Moon lander company announces $20 million equity investment
Its Nova-C lander (pictured) – chosen by Nasa to deliver small commercial payloads to the lunar surface in the upcoming IM-1 mission – will return the United States to the Moon for the first time since Apollo 17 in 1972, the company highlights.
It said the proceeds will be used for general corporate purposes and working capital needs as it “ramps activity across key growth programs”.
CFO Erik Sallee said that, given the timing of milestone-based payments, the company elected “to strengthen our balance sheet defensively” as it executes new programmes.
“We continue to execute and lead the development of lunar space with the expected launch of IM-1 mid-November, and IM-2, IM-3 launches in 2024,” said CEO and co-founder Steve Altemus.
“In addition, we have started the transition of NASA’s $719 million OMES III contract and expect revenue to begin in Q4. This equity investment will help ensure a smooth transition and provide the working capital needed to execute for our customer on day 1.”
In July, NASA’s Space Technology and Mission Directorate (STMD) awarded a $15 million Tipping Point initiative contract to a Zeno Power-led team, which included Intuitive Machines.
The award was for the development of a Radioisotope Power System (RPS) designed to enable lunar assets to survive and operate during the lunar night and in permanently shadowed regions of the Moon.

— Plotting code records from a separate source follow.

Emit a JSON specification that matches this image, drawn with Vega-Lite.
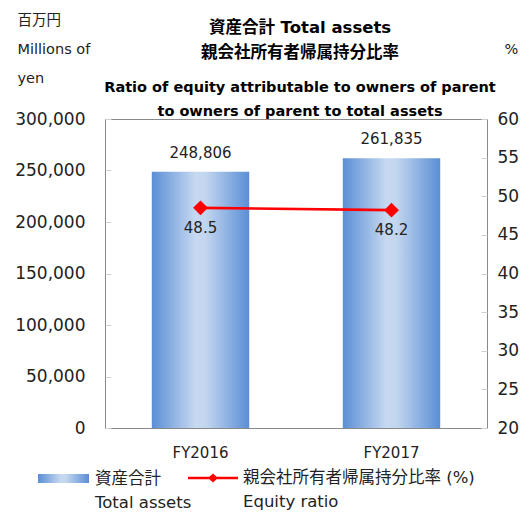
{
  "$schema": "https://vega.github.io/schema/vega-lite/v6.json",
  "autosize": {"type": "none"},
  "padding": {"left": 105, "top": 119, "right": 44, "bottom": 85},
  "width": 382,
  "height": 309,
  "background": "white",
  "config": {
    "font": "DejaVu Sans, Noto Sans CJK JP",
    "view": {"stroke": "#898989", "strokeWidth": 1},
    "style": {"guide-label": {"lineHeight": 24}}
  },
  "title": {
    "text": ["資産合計 Total assets", "親会社所有者帰属持分比率"],
    "subtitle": ["Ratio of equity attributable to owners of parent", "to owners of parent to total assets"],
    "fontSize": 16.5,
    "fontWeight": "bold",
    "subtitleFontSize": 14.5,
    "subtitleFontWeight": "bold",
    "subtitleColor": "#000000",
    "color": "#000000",
    "lineHeight": 25,
    "subtitleLineHeight": 24,
    "subtitlePadding": 19,
    "anchor": "middle",
    "dx": 4,
    "dy": 110
  },
  "data": {
    "values": [
      {"year": "FY2016", "assets": 248806, "ratio": 48.5, "s1": "資産合計", "s2": "親会社所有者帰属持分比率 (%)"},
      {"year": "FY2017", "assets": 261835, "ratio": 48.2, "s1": "資産合計", "s2": "親会社所有者帰属持分比率 (%)"}
    ]
  },
  "encoding": {
    "x": {
      "field": "year", "type": "nominal",
      "scale": {"paddingInner": 0.49, "paddingOuter": 0.245},
      "axis": {"title": null, "labelAngle": 0, "ticks": false, "domain": false, "labelPadding": 17, "labelFontSize": 15, "labelColor": "#222222"}
    }
  },
  "layer": [
    {
      "encoding": {
        "y": {
          "field": "assets", "type": "quantitative",
          "scale": {"domain": [0, 300000], "nice": false},
          "axis": {
            "orient": "left", "values": [0, 50000, 100000, 150000, 200000, 250000, 300000], "format": ",.0f",
            "grid": false, "domain": false, "tickColor": "#D0D0D0", "tickSize": -6, "labelPadding": 26,
            "labelFontSize": 17, "labelColor": "#222222",
            "title": ["百万円", "Millions of", "yen"], "titleAngle": 0, "titleAlign": "left", "titleBaseline": "alphabetic",
            "titleX": -88, "titleY": -95, "titleLineHeight": 29, "titleFontSize": 14.5, "titleFontWeight": "normal", "titleColor": "#222222"
          }
        }
      },
      "layer": [
        {
          "mark": {"type": "bar", "fill": {"gradient": "linear", "x1": 0, "y1": 0, "x2": 1, "y2": 0, "stops": [
                {"offset": 0, "color": "#5A8ED5"}, {"offset": 0.45, "color": "#C7D9F1"}, {"offset": 0.55, "color": "#C3D6EF"}, {"offset": 1, "color": "#5A8ED5"}]}},
          "encoding": {
            "opacity": {
              "field": "s1", "type": "ordinal",
              "scale": {"range": [1, 1]},
              "legend": {
                "orient": "none", "legendX": -67, "legendY": 334, "title": null, "padding": 0,
                "symbolType": "M-1,-0.176L1,-0.176L1,0.176L-1,0.176Z", "symbolSize": 2601, "symbolStrokeWidth": 0,
                "labelOffset": 6, "labelFontSize": 16.5, "labelColor": "#222222", "labelLimit": 400, "labelBaseline": "middle",
                "labelExpr": "['資産合計', '\u00a0\u00a0Total assets']"
              }
            }
          }
        },
        {
          "mark": {"type": "text", "baseline": "bottom", "dy": -11, "fontSize": 15, "color": "#222222"},
          "encoding": {"text": {"field": "assets", "type": "quantitative", "format": ",.0f"}}
        }
      ]
    },
    {
      "encoding": {
        "y": {
          "field": "ratio", "type": "quantitative",
          "scale": {"domain": [20, 60], "nice": false},
          "axis": {
            "orient": "right", "values": [20, 25, 30, 35, 40, 45, 50, 55, 60],
            "grid": false, "domain": false, "tickColor": "#D0D0D0", "tickSize": -6, "labelPadding": 16,
            "labelFontSize": 17, "labelColor": "#222222",
            "title": "%", "titleAngle": 0, "titleAlign": "center", "titleBaseline": "alphabetic",
            "titleX": 24, "titleY": -66, "titleFontSize": 14.5, "titleFontWeight": "normal", "titleColor": "#222222"
          }
        }
      },
      "layer": [
        {
          "mark": {"type": "line", "strokeWidth": 2.7},
          "encoding": {
            "stroke": {
              "field": "s2", "type": "nominal",
              "scale": {"range": ["#FF0000"]},
              "legend": {
                "orient": "none", "legendX": 83, "legendY": 334, "title": null, "padding": 0,
                "symbolType": "M-1,-0.054L1,-0.054L1,0.054L-1,0.054Z M-0.2,0L0,-0.18L0.2,0L0,0.18Z",
                "symbolSize": 2500, "symbolFillColor": "#FF0000", "symbolStrokeWidth": 0,
                "labelOffset": 5, "labelFontSize": 16.5, "labelColor": "#222222", "labelLimit": 400, "labelBaseline": "middle",
                "labelExpr": "['親会社所有者帰属持分比率 (%)', '\u00a0\u00a0Equity ratio']"
              }
            }
          }
        },
        {
          "mark": {"type": "point", "shape": "diamond", "filled": true, "size": 220, "color": "#FF0000", "opacity": 1}
        },
        {
          "mark": {"type": "text", "baseline": "top", "dy": 13, "fontSize": 15, "color": "#222222"},
          "encoding": {"text": {"field": "ratio", "type": "quantitative", "format": ".1f"}}
        }
      ]
    }
  ],
  "resolve": {"scale": {"y": "independent", "opacity": "independent", "stroke": "independent"}}
}
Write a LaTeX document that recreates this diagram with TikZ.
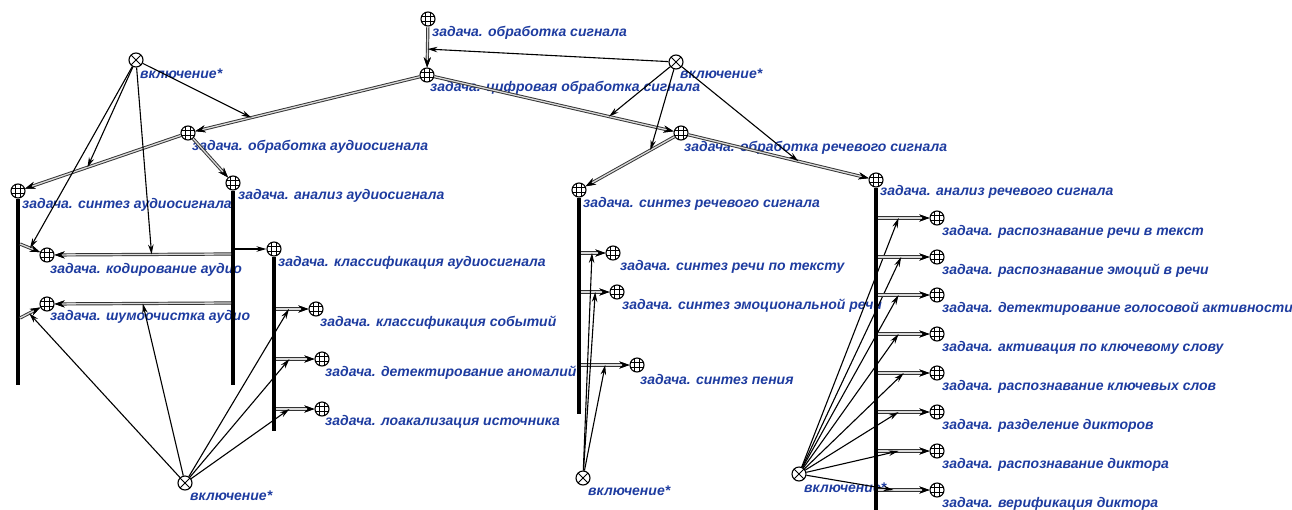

The Nova-C Lander is a hexagonal cylinder – 4.0 meters tall and 1.57 meters wide – on 6 landing legs with a launch mass of 1908 kg.
It is capable of carrying approximately 100 kg of payload to the surface, says Nasa, and uses solar panels to generate 200 W of power on the surface, using a 25 amp-hr battery and a 28 VDC system.
Propulsion and landing use liquid methane as fuel and liquid oxygen as an oxidizer powering a 3100 N main engine mounted on the bottom of the lander.
Communications are via S-band. The scientific payload includes the Laser Retro-Reflector Array (LRA), Navigation Doppler Lidar for Precise Velocity and Range Sensing (NDL), Lunar Node 1 Navigation Demonstrator (LN-1), Stereo Cameras for Lunar Plume-Surface Studies (SCALPSS), and Radio wave Observation at the Lunar Surface of the photoElectron Sheath (ROLSES).
With five NASA and four commercial payloads, it is due to launch on a SpaceX Falcon 9 from Cape Canaveral and go into a 185 x 60,000 km Earth orbit, followed by a translunar injection and a maneuver to put it in a 100 km lunar orbit. The lander is then planned land on the Moon on the rim of Malapert A crater near its south pole.
Headquartered in Houston, Texas, Intuitive Machines was founded in 2013 by Stephen Altemus, Kam Ghaffarian and Tim Crain. Its lunar program includes providing lunar surface access, lunar orbit delivery, and communications at lunar distance.
It has four business units: Lunar Access Services, Orbital Services, Lunar Data Services, and Space Products and Infrastructure.